How To Drive on Sand

Driving a 4 x 4 on sand requires an understanding of two simple principles, tyre pressure and momentum. We discussed tyre pressure here so in this article we'll concentrate on momentum and a few techniques to keep moving forward in the deep stuff.

troop carrier on sand dune

Assuming our tyre pressure is down to a workable level we should move off with our steering tyres aimed directly down the line we intend driving along. There is no point making the vehicle work harder than necessary by having the wheels turned at right angles to the driving line.

Gear Selection

Low range four wheel drive is often the preferred selection for travelling on really slow deep stuff. This delivers a tighter ratio between gears and often makes it easier to keep the car moving if you hit a soft section that requires a bit more torque in the downshift. Humming along a wide open beach in High 4 with the car barely labouring is an absolute joy, but depending on the weight, the 4WD itself and the conditions it's not always the best option. Thankfully soft sand is a tremendous communicator and you will normally be rewarded with instant feedback from your car when you make an adjustment for the better.

When accelerating from a stationary position do so smoothly while minimizing wheel spin. Sand requires lots of engine power and higher revs than normal will be required to get a heavy 4WD moving and travelling along.
Fuel Consumption

Fuel usage increases commensurately with the amount of power used so make sure you take enough. The amount of fuel required to travel 100km on the tar may only yield 60km on the beach. Try following the tracks made by other vehicles. Usually the sand will have been compacted by the weight and the going will be considerably easier than on new ground. The aim of sand driving is to get and maintain the vehicle on a plane over the sand. Planing is the gratifying sensation that the car has freed itself from the grip of the sand and is floating on top. When changing gears maintain higher RPM than normal. Sand acts as a natural brake and as soon as the power is reduced the vehicle wants to settle down into the surface. Higher revs and a crisp positive gear change help maintain forward motion. Crisp means firm and not a transmission-grinding Formula 1 shift.

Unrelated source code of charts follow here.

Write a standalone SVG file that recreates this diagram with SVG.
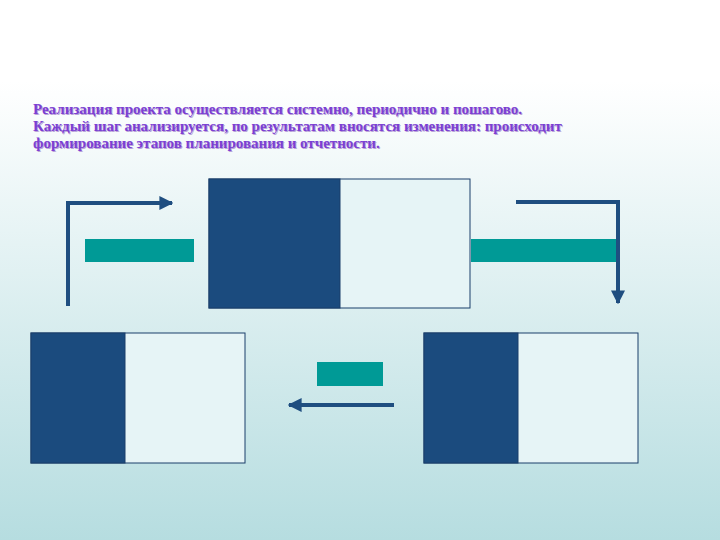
<svg xmlns="http://www.w3.org/2000/svg" width="720" height="540" viewBox="0 0 720 540">
<defs>
<linearGradient id="bg" x1="0" y1="0" x2="0" y2="1"><stop offset="0" stop-color="#ffffff"/><stop offset="0.15" stop-color="#ffffff"/><stop offset="1" stop-color="#b6dde0"/></linearGradient>
<marker id="ah" viewBox="0 0 10 10" refX="9" refY="5" markerWidth="3.5" markerHeight="3.5" orient="auto" markerUnits="strokeWidth"><path d="M0,0 L10,5 L0,10 z" fill="#1f4e80"/></marker>
</defs>
<style>
.t{font-family:"Liberation Serif",serif;font-weight:bold;font-size:15px;fill:#7b3fd3}
.sh{fill:#b9a3d8}
.dk{fill:#1b4b7e;stroke:#1b3e6a;stroke-width:1}
.lt{fill:#e6f4f6;stroke:#1b3e6a;stroke-width:1}
.bar{fill:#009a96}
.ar{fill:none;stroke:#1f4e80;stroke-width:4;marker-end:url(#ah)}
</style>
<rect width="720" height="540" fill="url(#bg)"/>
<g id="text">
<text class="t sh" x="34" y="115">Реализация проекта осуществляется системно, периодично и пошагово.</text>
<text class="t sh" x="34" y="132">Каждый шаг анализируется, по результатам вносятся изменения: происходит</text>
<text class="t sh" x="34" y="149">формирование этапов планирования и отчетности.</text>
<text class="t" x="33" y="114">Реализация проекта осуществляется системно, периодично и пошагово.</text>
<text class="t" x="33" y="131">Каждый шаг анализируется, по результатам вносятся изменения: происходит</text>
<text class="t" x="33" y="148">формирование этапов планирования и отчетности.</text>
</g>
<g id="node-top"><rect class="lt" x="209" y="179" width="261" height="129"/><rect class="dk" x="209" y="179" width="131" height="129"/></g>
<g id="node-left"><rect class="lt" x="31" y="333" width="214" height="130"/><rect class="dk" x="31" y="333" width="94" height="130"/></g>
<g id="node-right"><rect class="lt" x="424" y="333" width="214" height="130"/><rect class="dk" x="424" y="333" width="94" height="130"/></g>
<g id="bars">
<rect class="bar" x="85" y="239" width="109" height="23"/>
<rect class="bar" x="471" y="239" width="145" height="23"/>
<rect class="bar" x="317" y="362" width="66" height="24"/>
</g>
<g id="connectors">
<path class="ar" d="M68,306 V203 H172"/>
<path class="ar" d="M516,202 H618 V303"/>
<path class="ar" d="M394,405 H289"/>
</g>
</svg>
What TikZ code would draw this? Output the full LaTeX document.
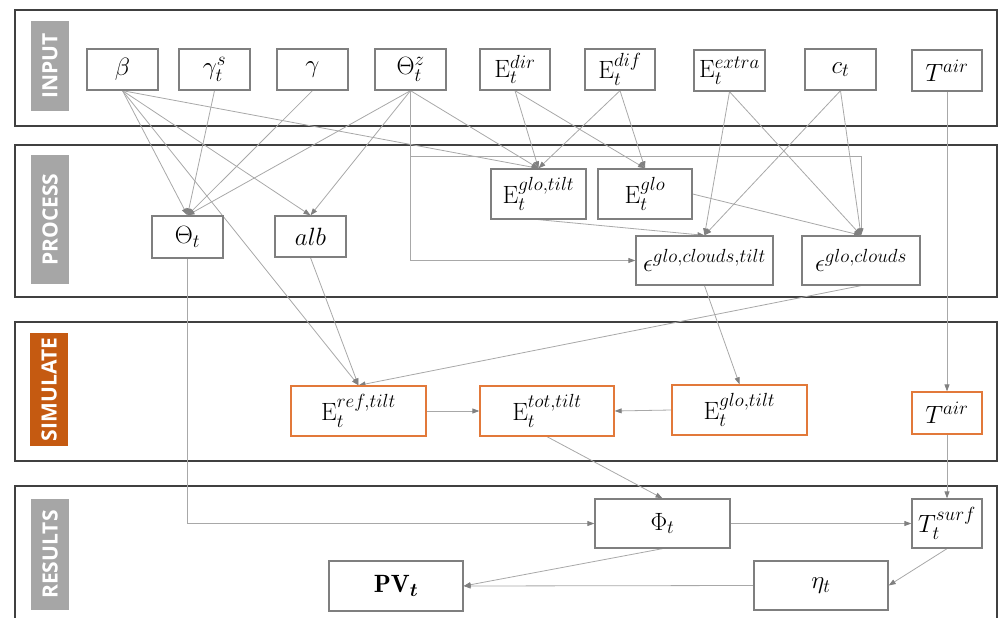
\RequirePackage{fix-cm}
\documentclass[tikz,border=0pt]{standalone}
\usepackage{amsmath}
\usepackage{fontspec}
\newfontfamily\labelfont{Open Sans}
\DeclareMathSizes{25}{25}{19}{14}
\usetikzlibrary{arrows.meta,backgrounds}
\definecolor{panelc}{HTML}{404040}
\definecolor{boxc}{HTML}{7F7F7F}
\definecolor{linec}{HTML}{A8A8A8}
\definecolor{tipc}{HTML}{808080}
\definecolor{tagc}{HTML}{A6A6A6}
\definecolor{simc}{HTML}{C55A11}
\definecolor{orangec}{HTML}{E2793A}
\tikzset{
  panel/.style={draw=panelc, line width=1.5pt},
  tag/.style={fill=tagc, text=white, rotate=90, inner sep=0pt, minimum height=38pt,
    font=\labelfont\bfseries\fontsize{21}{24}\selectfont},
  box/.style={draw=boxc, line width=1.3pt, fill=white, inner sep=0pt,
    font=\fontsize{25}{30}\selectfont},
  obox/.style={box, draw=orangec},
  sz/.style 2 args={minimum width=#1pt, minimum height=#2pt},
  arr/.style={draw=linec, line width=0.8pt, -{Triangle[length=7pt,width=5pt,color=tipc]}}
}
\begin{document}
\begin{tikzpicture}[x=1pt,y=-1pt]
\useasboundingbox (0,0) rectangle (998,618);
\clip (0,0) rectangle (998,618);
% panels
\begin{pgfonlayer}{background}
\draw[panel] (15,10) rectangle (997,126);
\draw[panel] (15,145) rectangle (997,297);
\draw[panel] (15,322) rectangle (997,461);
\draw[panel] (15,486) rectangle (997,640);
\end{pgfonlayer}
% tags
\node[tag, minimum width=90pt] (tin) at (50,66) {INPUT};
\node[tag, minimum width=129pt] (tpr) at (50,219.5) {PROCESS};
\node[tag, fill=simc, minimum width=113pt] (tsi) at (49,389.5) {SIMULATE};
\node[tag, minimum width=111pt] (tre) at (50,554.5) {RESULTS};
% input
\node[box, sz={71}{41}] (beta) at (122.5,69.5) {$\beta$};
\node[box, sz={71}{41}] (gs) at (214.5,69.5) {$\gamma_t^s$};
\node[box, sz={71}{41}] (g) at (312.5,69.5) {$\gamma$};
\node[box, sz={71}{41}] (thz) at (410.5,69.5) {$\Theta_t^z$};
\node[box, sz={70}{41}] (edir) at (515,69.5) {$\mathrm{E}_t^{dir}$};
\node[box, sz={70}{41}] (edif) at (620,69.5) {$\mathrm{E}_t^{dif}$};
\node[box, sz={71}{41}] (eex) at (729.5,70.5) {$\mathrm{E}_t^{extra}$};
\node[box, sz={71}{41}] (ct) at (840.5,69.5) {$c_t$};
\node[box, sz={70}{41}] (tair) at (947,70.5) {$T^{air}$};
% process
\node[box, sz={71}{42}] (th) at (187.5,237) {$\Theta_t$};
\node[box, sz={71}{41}] (alb) at (310.5,236.5) {$alb$};
\node[box, sz={95}{50}] (egt) at (538.5,194) {$\mathrm{E}_t^{glo,tilt}$};
\node[box, sz={94}{50}] (eg) at (645,194) {$\mathrm{E}_t^{glo}$};
\node[box, sz={137}{49}] (ect) at (704.5,260.5) {$\epsilon^{glo,clouds,tilt}$};
\node[box, sz={118}{49}] (ec) at (861,260.5) {$\epsilon^{glo,clouds}$};
% simulate
\node[obox, sz={135}{50}] (eref) at (358.5,411) {$\mathrm{E}_t^{ref,tilt}$};
\node[obox, sz={134}{50}] (etot) at (547,411) {$\mathrm{E}_t^{tot,tilt}$};
\node[obox, sz={135}{50}] (egts) at (739.5,410) {$\mathrm{E}_t^{glo,tilt}$};
\node[obox, sz={70}{42}] (tairs) at (947,413) {$T^{air}$};
% results
\node[box, sz={135}{49}] (phi) at (662.5,523.5) {$\Phi_t$};
\node[box, sz={70}{49}] (tsurf) at (947,523.5) {$T_t^{surf}$};
\node[box, sz={134}{49}] (eta) at (821,585.5) {$\eta_t$};
\node[box, sz={134}{50}] (pv) at (396,586) {$\mathbf{PV}_{\boldsymbol{t}}$};
% connectors
\begin{pgfonlayer}{background}
\draw[arr] (beta.south) -- (th.north);
\draw[arr] (beta.south) -- (alb.north);
\draw[arr] (beta.south) -- (eref.north);
\draw[arr] (beta.south) -- (egt.north);
\draw[arr] (gs.south) -- (th.north);
\draw[arr] (g.south) -- (th.north);
\draw[arr] (thz.south) -- (th.north);
\draw[arr] (thz.south) -- (alb.north);
\draw[arr] (thz.south) -- (egt.north);
\draw[arr] (thz.south) |- (ect.west);
\draw[arr] (thz.south) -- ++(0,66) -| (ec.north);
\draw[arr] (edir.south) -- (egt.north);
\draw[arr] (edir.south) -- (eg.north);
\draw[arr] (edif.south) -- (egt.north);
\draw[arr] (edif.south) -- (eg.north);
\draw[arr] (eex.south) -- (ect.north);
\draw[arr] (eex.south) -- (ec.north);
\draw[arr] (ct.south) -- (ect.north);
\draw[arr] (ct.south) -- (ec.north);
\draw[arr] (tair.south) -- (tairs.north);
\draw[arr] (egt.south) -- (ect.north);
\draw[arr] (eg.east) -- (ec.north);
\draw[arr] (alb.south) -- (eref.north);
\draw[arr] (ec.south) -- (eref.north);
\draw[arr] (ect.south) -- (egts.north);
\draw[arr] (eref.east) -- (etot.west);
\draw[arr] (egts.west) -- (etot.east);
\draw[arr] (etot.south) -- (phi.north);
\draw[arr] (th.south) |- (phi.west);
\draw[arr] (phi.east) -- (tsurf.west);
\draw[arr] (tairs.south) -- (tsurf.north);
\draw[arr] (tsurf.south) -- (eta.east);
\draw[arr] (phi.south) -- (pv.east);
\draw[arr] (eta.west) -- (pv.east);
\end{pgfonlayer}
\end{tikzpicture}
\end{document}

In most cases it is unnecessary to use your brakes in deep sand. The natural tendency of the surface to resist movement means that generally all that is required to stop is to depress the clutch. The car will coast to a stop without pushing a berm of sand in front of your tyres. Coming to a stop in a smooth controlled manner means you can take-off with less effort and you won't have to bounce over the lump you made on the way back. Try and park with your rear wheels higher than the front. Let gravity do the work when you take-off.

Getting Around

Turning and maneuvering should be planned ahead, allowing enough room to make a nice wide arc. Similar to the earlier point about take-off and keeping wheels straight - sharply turned steering tyres create a barrier and fight forward motion. If room doesn't allow for a full circle or a three point turn is required try and stop with your front tyres higher than the rear and reverse in a wide arc back into existing tracks.

Hills and dunes should be treated with respect. Understand that the stresses placed on a 4WD on soft sand are vastly different to those on the road. Namib sand dunes When traversing steep hills travel vertically up or vertically down. Avoid travelling across the hill or dune.

A big, heavy 4 x 4 has perfect rollover potential if the dynamics of the situation alter. A car that feels like it has a nice comfortable lean across the face of a dune can quickly change to an unbalanced handful with weight shift.

On hills weight is transferred to the lowest side of the vehicle and combined with the unstable nature of sand the lowest side can give way and cause the tyres to dig in and tip the vehicle.

If you don't crest a steep hill reverse back down in gear, don't attempt a U-turn. If you are driving down a hill select the correct gear and drive down - don't coast. If the rear end begins to slide accelerate to pull the car back into line - don't brake and create a large weight transfer.

Take it Easy

Sand is wind and water driven and constantly changing. With the help of erosion a gentle hump in a dune today could be a sheer drop-off tomorrow. Likewise the constant tidal effect of the ocean changes the beaches everyday. Long stretches of pearl white sand are masters at concealing ruts and washouts.

Driving on sand can be great fun and a convenient way to get to remote and normally inaccessible areas. Newcomers tend to take a grip on the steering wheel and fight the sand the whole day - the initial feeling being that the sand has control of the car and not vice versa. Much better to relax, determine a comfortable speed and coast along.